Recycling is therefore a physically based process relying on some form of natural or mechanized change to remake or modify materials. However, this seemingly simple physical process is complex in a number of ways, and the rest of this article explores the various issues surrounding recycling that have made this topic a major area of study for academics concerned with green consumerism.

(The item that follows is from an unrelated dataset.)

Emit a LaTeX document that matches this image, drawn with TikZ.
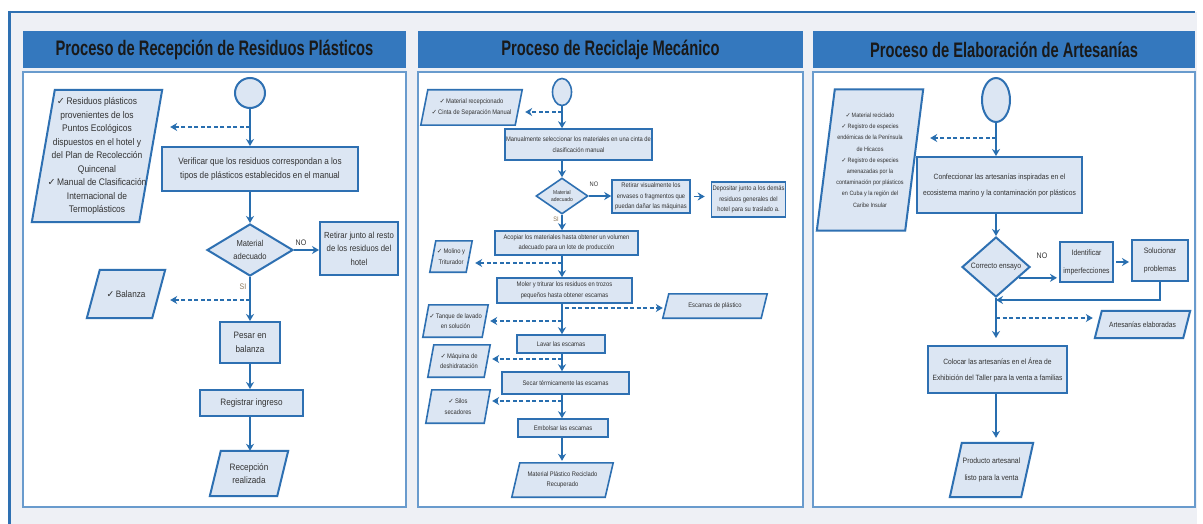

The first major issue that the study of recycling presents is positioned at a philosophical level and concerns the ways in which both societies and individuals view the underlying issue of waste. In debates concerning how people and societies manage their waste, academics and practitioners have derived what is termed a “waste hierarchy,” which places waste reduction at the top as the most preferable form of activity and the landfilling of waste at the bottom, as the action of last resort. Within this hierarchy, reuse is placed below reduction and recycling below reuse. Accordingly, within the broader issue of waste management, recycling is the third preferred option, after reduction and reuse. Recycling is not, therefore, representative of the most environmentally sound alternative to disposal but is an option to be preferred before landfilling waste. This has led many academics and practitioners to argue that, in principle, encouraging recycling is less preferable to reducing level of consumption (and therefore the products and materials used) or the reuse of products. Such assertions are challenging because they imply that citizens should seek to consume fewer products and reuse those that they do purchase, thus altering the dominant consumer culture of capitalist societies.

Attitudes and Practices

However, within the waste hierarchy, recycling is still the most commonly applied technique for preventing waste from being landfilled. Indeed, in wider debates on green consumption and sustainability, recycling is usually the mechanism most frequently cited as being environmentally conscious. Accordingly, recycling also has an important cultural embeddedness, which researchers need to recognize when discussing green consumption. This embeddedness is, of course, varied, and large differences in both the attitudes toward and practices of recycling occur between and within societies. A useful example of this is the way in which developed societies have come to rely on large-scale mechanized recycling as the way of collecting and altering materials (e.g., curbside collections of materials taken to a central sorting facility). However, developing countries often have efficient but smaller-scale recycling programs, which may be either formal or informal. A good example of this would be composting of food and plant wastes, which are then used as fertilizer on farmland. Such composting schemes are now becoming popular in developed nations, although the dominant means of dealing with food or plant waste is still to landfill these materials.